• _WHAT YOU NEED TO DO_
Would you transcribe the listing that follows, character for character, and omit its images?

**********

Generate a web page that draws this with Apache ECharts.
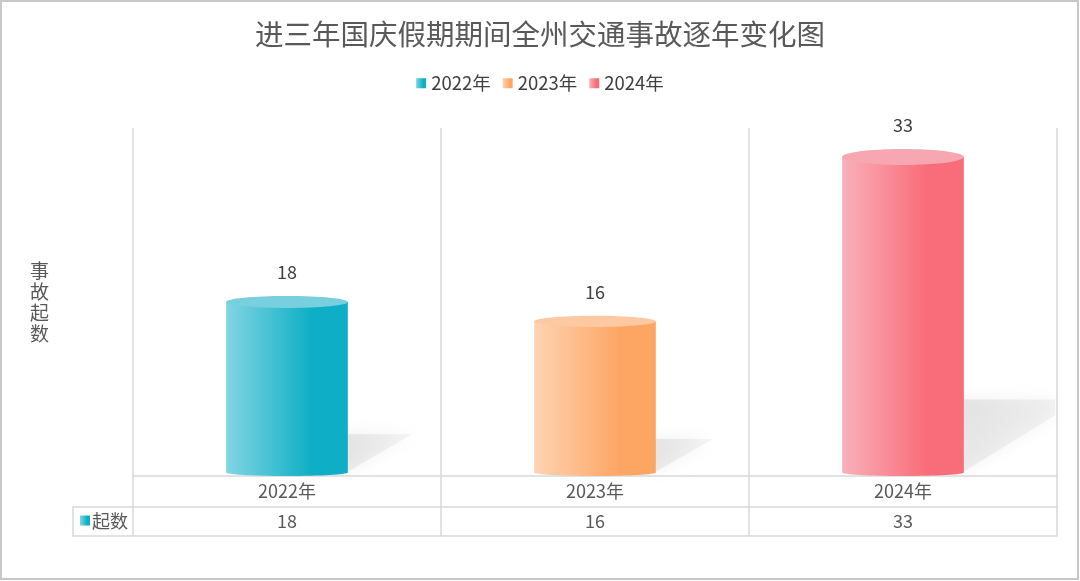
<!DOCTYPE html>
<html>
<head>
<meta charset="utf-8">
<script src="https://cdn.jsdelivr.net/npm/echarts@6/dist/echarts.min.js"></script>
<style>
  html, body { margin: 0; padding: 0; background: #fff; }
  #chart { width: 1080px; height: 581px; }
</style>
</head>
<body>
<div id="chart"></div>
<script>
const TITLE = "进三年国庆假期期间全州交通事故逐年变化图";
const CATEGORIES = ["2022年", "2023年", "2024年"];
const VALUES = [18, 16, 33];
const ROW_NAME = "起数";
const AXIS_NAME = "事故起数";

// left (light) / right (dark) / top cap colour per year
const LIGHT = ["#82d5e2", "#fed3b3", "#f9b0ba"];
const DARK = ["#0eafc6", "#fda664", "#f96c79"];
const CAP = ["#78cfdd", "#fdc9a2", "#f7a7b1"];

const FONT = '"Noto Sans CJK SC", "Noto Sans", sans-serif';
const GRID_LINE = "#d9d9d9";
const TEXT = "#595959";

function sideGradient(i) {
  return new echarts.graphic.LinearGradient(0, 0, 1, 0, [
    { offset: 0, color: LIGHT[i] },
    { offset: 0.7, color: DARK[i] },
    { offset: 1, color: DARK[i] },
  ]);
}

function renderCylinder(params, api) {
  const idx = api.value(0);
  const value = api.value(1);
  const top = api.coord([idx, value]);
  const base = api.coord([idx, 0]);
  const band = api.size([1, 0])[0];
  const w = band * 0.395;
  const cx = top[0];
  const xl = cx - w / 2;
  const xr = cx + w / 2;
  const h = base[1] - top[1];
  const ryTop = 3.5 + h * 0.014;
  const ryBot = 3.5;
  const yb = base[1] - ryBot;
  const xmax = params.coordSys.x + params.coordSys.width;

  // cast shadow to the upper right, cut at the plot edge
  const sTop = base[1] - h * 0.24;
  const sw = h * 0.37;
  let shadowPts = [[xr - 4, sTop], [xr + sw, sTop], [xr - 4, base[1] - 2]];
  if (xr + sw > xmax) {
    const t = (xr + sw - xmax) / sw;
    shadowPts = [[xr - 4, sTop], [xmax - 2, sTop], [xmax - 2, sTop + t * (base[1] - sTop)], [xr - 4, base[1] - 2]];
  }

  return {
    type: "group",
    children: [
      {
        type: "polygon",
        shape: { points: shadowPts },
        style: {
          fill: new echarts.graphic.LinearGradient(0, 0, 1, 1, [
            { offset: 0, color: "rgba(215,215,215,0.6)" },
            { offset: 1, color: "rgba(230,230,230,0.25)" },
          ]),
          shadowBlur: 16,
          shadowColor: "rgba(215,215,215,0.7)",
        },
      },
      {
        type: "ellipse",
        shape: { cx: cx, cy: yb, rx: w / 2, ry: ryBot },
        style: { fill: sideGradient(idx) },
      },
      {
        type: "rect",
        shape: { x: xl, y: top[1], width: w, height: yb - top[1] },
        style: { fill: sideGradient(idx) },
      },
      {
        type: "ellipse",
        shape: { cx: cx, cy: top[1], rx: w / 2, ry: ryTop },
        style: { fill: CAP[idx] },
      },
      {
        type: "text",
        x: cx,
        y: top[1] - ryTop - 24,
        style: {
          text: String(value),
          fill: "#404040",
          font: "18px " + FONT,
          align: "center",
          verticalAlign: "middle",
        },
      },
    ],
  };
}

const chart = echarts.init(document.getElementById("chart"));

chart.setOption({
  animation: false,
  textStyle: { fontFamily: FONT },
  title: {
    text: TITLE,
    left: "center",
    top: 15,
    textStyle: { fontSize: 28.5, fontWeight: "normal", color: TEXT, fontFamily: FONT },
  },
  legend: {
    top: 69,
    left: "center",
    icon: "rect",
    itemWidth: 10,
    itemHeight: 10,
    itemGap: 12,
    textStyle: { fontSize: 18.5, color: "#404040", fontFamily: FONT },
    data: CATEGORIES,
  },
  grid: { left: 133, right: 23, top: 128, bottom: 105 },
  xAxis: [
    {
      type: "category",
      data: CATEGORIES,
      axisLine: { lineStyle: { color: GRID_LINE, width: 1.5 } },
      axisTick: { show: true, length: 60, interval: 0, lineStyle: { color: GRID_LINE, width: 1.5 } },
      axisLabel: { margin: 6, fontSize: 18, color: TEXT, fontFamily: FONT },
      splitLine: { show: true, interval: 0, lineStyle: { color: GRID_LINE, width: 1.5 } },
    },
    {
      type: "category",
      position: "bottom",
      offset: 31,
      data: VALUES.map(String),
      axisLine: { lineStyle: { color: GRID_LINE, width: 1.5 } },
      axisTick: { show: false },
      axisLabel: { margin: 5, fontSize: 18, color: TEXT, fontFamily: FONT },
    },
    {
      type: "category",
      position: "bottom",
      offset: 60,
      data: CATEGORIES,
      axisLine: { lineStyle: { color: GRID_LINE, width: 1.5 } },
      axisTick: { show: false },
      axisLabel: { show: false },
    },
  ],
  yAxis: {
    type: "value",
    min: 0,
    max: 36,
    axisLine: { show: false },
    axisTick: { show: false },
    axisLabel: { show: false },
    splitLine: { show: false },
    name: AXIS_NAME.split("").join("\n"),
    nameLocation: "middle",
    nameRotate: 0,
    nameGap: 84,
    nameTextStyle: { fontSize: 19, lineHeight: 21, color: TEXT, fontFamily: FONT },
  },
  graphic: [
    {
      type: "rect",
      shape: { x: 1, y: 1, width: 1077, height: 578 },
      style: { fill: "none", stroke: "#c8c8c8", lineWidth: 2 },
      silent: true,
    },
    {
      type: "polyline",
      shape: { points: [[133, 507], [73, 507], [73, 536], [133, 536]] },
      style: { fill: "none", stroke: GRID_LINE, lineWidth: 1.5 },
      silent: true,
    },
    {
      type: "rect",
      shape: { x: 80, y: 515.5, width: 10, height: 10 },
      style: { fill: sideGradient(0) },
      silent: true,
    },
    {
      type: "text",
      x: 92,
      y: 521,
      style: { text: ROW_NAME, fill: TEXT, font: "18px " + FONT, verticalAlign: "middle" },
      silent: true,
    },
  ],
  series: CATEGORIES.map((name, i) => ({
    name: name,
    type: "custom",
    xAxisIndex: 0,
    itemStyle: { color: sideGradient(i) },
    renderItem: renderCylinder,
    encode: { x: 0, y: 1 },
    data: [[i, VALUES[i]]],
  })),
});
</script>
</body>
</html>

**********

• _RESULT OF THIS TASK_
Generate a web page that draws this with Apache ECharts.
<!DOCTYPE html>
<html>
<head>
<meta charset="utf-8">
<script src="https://cdn.jsdelivr.net/npm/echarts@6/dist/echarts.min.js"></script>
<style>
  html, body { margin: 0; padding: 0; background: #fff; }
  #chart { width: 1080px; height: 581px; }
</style>
</head>
<body>
<div id="chart"></div>
<script>
const TITLE = "进三年国庆假期期间全州交通事故逐年变化图";
const CATEGORIES = ["2022年", "2023年", "2024年"];
const VALUES = [18, 16, 33];
const ROW_NAME = "起数";
const AXIS_NAME = "事故起数";

// left (light) / right (dark) / top cap colour per year
const LIGHT = ["#82d5e2", "#fed3b3", "#f9b0ba"];
const DARK = ["#0eafc6", "#fda664", "#f96c79"];
const CAP = ["#78cfdd", "#fdc9a2", "#f7a7b1"];

const FONT = '"Noto Sans CJK SC", "Noto Sans", sans-serif';
const GRID_LINE = "#d9d9d9";
const TEXT = "#595959";

function sideGradient(i) {
  return new echarts.graphic.LinearGradient(0, 0, 1, 0, [
    { offset: 0, color: LIGHT[i] },
    { offset: 0.7, color: DARK[i] },
    { offset: 1, color: DARK[i] },
  ]);
}

function renderCylinder(params, api) {
  const idx = api.value(0);
  const value = api.value(1);
  const top = api.coord([idx, value]);
  const base = api.coord([idx, 0]);
  const band = api.size([1, 0])[0];
  const w = band * 0.395;
  const cx = top[0];
  const xl = cx - w / 2;
  const xr = cx + w / 2;
  const h = base[1] - top[1];
  const ryTop = 3.5 + h * 0.014;
  const ryBot = 3.5;
  const yb = base[1] - ryBot;
  const xmax = params.coordSys.x + params.coordSys.width;

  // cast shadow to the upper right, cut at the plot edge
  const sTop = base[1] - h * 0.24;
  const sw = h * 0.37;
  let shadowPts = [[xr - 4, sTop], [xr + sw, sTop], [xr - 4, base[1] - 2]];
  if (xr + sw > xmax) {
    const t = (xr + sw - xmax) / sw;
    shadowPts = [[xr - 4, sTop], [xmax - 2, sTop], [xmax - 2, sTop + t * (base[1] - sTop)], [xr - 4, base[1] - 2]];
  }

  return {
    type: "group",
    children: [
      {
        type: "polygon",
        shape: { points: shadowPts },
        style: {
          fill: new echarts.graphic.LinearGradient(0, 0, 1, 1, [
            { offset: 0, color: "rgba(215,215,215,0.6)" },
            { offset: 1, color: "rgba(230,230,230,0.25)" },
          ]),
          shadowBlur: 16,
          shadowColor: "rgba(215,215,215,0.7)",
        },
      },
      {
        type: "ellipse",
        shape: { cx: cx, cy: yb, rx: w / 2, ry: ryBot },
        style: { fill: sideGradient(idx) },
      },
      {
        type: "rect",
        shape: { x: xl, y: top[1], width: w, height: yb - top[1] },
        style: { fill: sideGradient(idx) },
      },
      {
        type: "ellipse",
        shape: { cx: cx, cy: top[1], rx: w / 2, ry: ryTop },
        style: { fill: CAP[idx] },
      },
      {
        type: "text",
        x: cx,
        y: top[1] - ryTop - 24,
        style: {
          text: String(value),
          fill: "#404040",
          font: "18px " + FONT,
          align: "center",
          verticalAlign: "middle",
        },
      },
    ],
  };
}

const chart = echarts.init(document.getElementById("chart"));

chart.setOption({
  animation: false,
  textStyle: { fontFamily: FONT },
  title: {
    text: TITLE,
    left: "center",
    top: 15,
    textStyle: { fontSize: 28.5, fontWeight: "normal", color: TEXT, fontFamily: FONT },
  },
  legend: {
    top: 69,
    left: "center",
    icon: "rect",
    itemWidth: 10,
    itemHeight: 10,
    itemGap: 12,
    textStyle: { fontSize: 18.5, color: "#404040", fontFamily: FONT },
    data: CATEGORIES,
  },
  grid: { left: 133, right: 23, top: 128, bottom: 105 },
  xAxis: [
    {
      type: "category",
      data: CATEGORIES,
      axisLine: { lineStyle: { color: GRID_LINE, width: 1.5 } },
      axisTick: { show: true, length: 60, interval: 0, lineStyle: { color: GRID_LINE, width: 1.5 } },
      axisLabel: { margin: 6, fontSize: 18, color: TEXT, fontFamily: FONT },
      splitLine: { show: true, interval: 0, lineStyle: { color: GRID_LINE, width: 1.5 } },
    },
    {
      type: "category",
      position: "bottom",
      offset: 31,
      data: VALUES.map(String),
      axisLine: { lineStyle: { color: GRID_LINE, width: 1.5 } },
      axisTick: { show: false },
      axisLabel: { margin: 5, fontSize: 18, color: TEXT, fontFamily: FONT },
    },
    {
      type: "category",
      position: "bottom",
      offset: 60,
      data: CATEGORIES,
      axisLine: { lineStyle: { color: GRID_LINE, width: 1.5 } },
      axisTick: { show: false },
      axisLabel: { show: false },
    },
  ],
  yAxis: {
    type: "value",
    min: 0,
    max: 36,
    axisLine: { show: false },
    axisTick: { show: false },
    axisLabel: { show: false },
    splitLine: { show: false },
    name: AXIS_NAME.split("").join("\n"),
    nameLocation: "middle",
    nameRotate: 0,
    nameGap: 84,
    nameTextStyle: { fontSize: 19, lineHeight: 21, color: TEXT, fontFamily: FONT },
  },
  graphic: [
    {
      type: "rect",
      shape: { x: 1, y: 1, width: 1077, height: 578 },
      style: { fill: "none", stroke: "#c8c8c8", lineWidth: 2 },
      silent: true,
    },
    {
      type: "polyline",
      shape: { points: [[133, 507], [73, 507], [73, 536], [133, 536]] },
      style: { fill: "none", stroke: GRID_LINE, lineWidth: 1.5 },
      silent: true,
    },
    {
      type: "rect",
      shape: { x: 80, y: 515.5, width: 10, height: 10 },
      style: { fill: sideGradient(0) },
      silent: true,
    },
    {
      type: "text",
      x: 92,
      y: 521,
      style: { text: ROW_NAME, fill: TEXT, font: "18px " + FONT, verticalAlign: "middle" },
      silent: true,
    },
  ],
  series: CATEGORIES.map((name, i) => ({
    name: name,
    type: "custom",
    xAxisIndex: 0,
    itemStyle: { color: sideGradient(i) },
    renderItem: renderCylinder,
    encode: { x: 0, y: 1 },
    data: [[i, VALUES[i]]],
  })),
});
</script>
</body>
</html>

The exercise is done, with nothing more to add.